I made a quick comment on self checkouts recently, which resulted in a debate on Facebook. I’m really not that opposed to self checkout in particular, aside from the fact that they rarely seem to work correctly, but it’s more the principle of the thing. Machines replacing people has been a major concern for a long time, and while the point that it’s cheaper for businesses is generally true, it’s also quite dehumanizing. The workers who are being replaced are actual human beings with their own needs, while the machines aren’t.
Not yet, anyway. We’ll see what happens if the technological singularity ever occurs. It’s made even worse by the fact that it’s typically working-class people who are hit the hardest. There aren’t too many mechanical doctors around, even if there is a tendency to use WebMD instead of going to the doctor.
I mentioned in my post on American tall tales that the fear of workers being replaced by machines was a major part of the story of John Henry. The Jetsons presents a world where machines doing most of the work has led to a near-utopia where people can get by on working six-hour weeks.
As I’ve seen mentioned before, we have plenty of people working six-hour weeks these days, but they’re hardly able to live comfortable middle-class lives. I’d say part of this is because there hasn’t really been a paradigm shift to reflect the changing workplace, so to speak. The President recently made a speech about how the rich continue to get richer while the middle class stagnates.

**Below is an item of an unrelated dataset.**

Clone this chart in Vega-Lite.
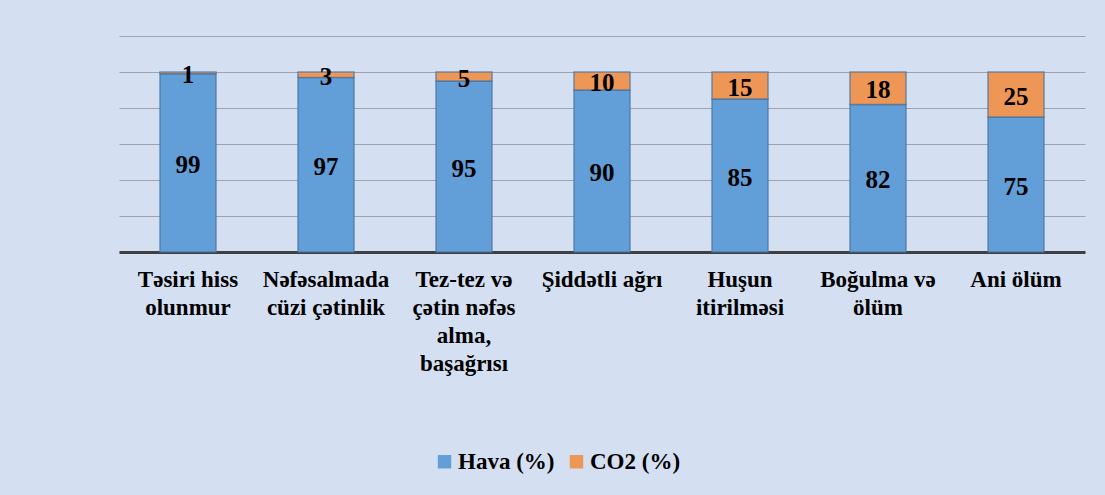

I can’t help but feel this is largely because the idea of businesses hiring people and paying them for their work has gone out of fashion. They cut corners, whether by using machines, sending jobs to countries where people are willing to work for much less money, or simply paying low wages and not providing job security. I know a lot of low-income people supplement their paychecks with food stamps and other such government programs, but it seems like the same people who are opposed to regulating business are also against these programs. You can’t have it both ways! Well, okay, you can, but then you can’t reasonably say you value life.
I suppose one significant question is whether businesses that can afford to hire people and pay them decent wages have an obligation to do so. After all, they’re in business to make money, not to help people out. Laissez-faire capitalists would likely argue that they don’t, but I see laissez-faire capitalism as essentially letting the inmates run the asylum. That’s not entirely fair, though, because some mentally ill people have a sense of compassion. I believe those who have benefited from the economic system owe something to those who don’t, but how to implement is an issue. Our elected officials are supposed to be regulating business and helping out the poor, but many of them are in league with big business.
Everyone talks about job creation, but what we mostly have nowadays is job destruction.
Sure, we can make up jobs for people to do, but if they aren’t really necessary, how is that going to benefit society in general? One sort of job that does remain when machines put people out of work is that of maintaining the machines, but not everyone has the relevant skill set. I really think the subject requires more attention than it’s being given. So many proposed and implemented solutions are top-down, and while in some cases that’s better than nothing, it often just makes sure the rich stay rich even when their businesses fail. And while I don’t want them to starve either, they’re in much less danger of doing so.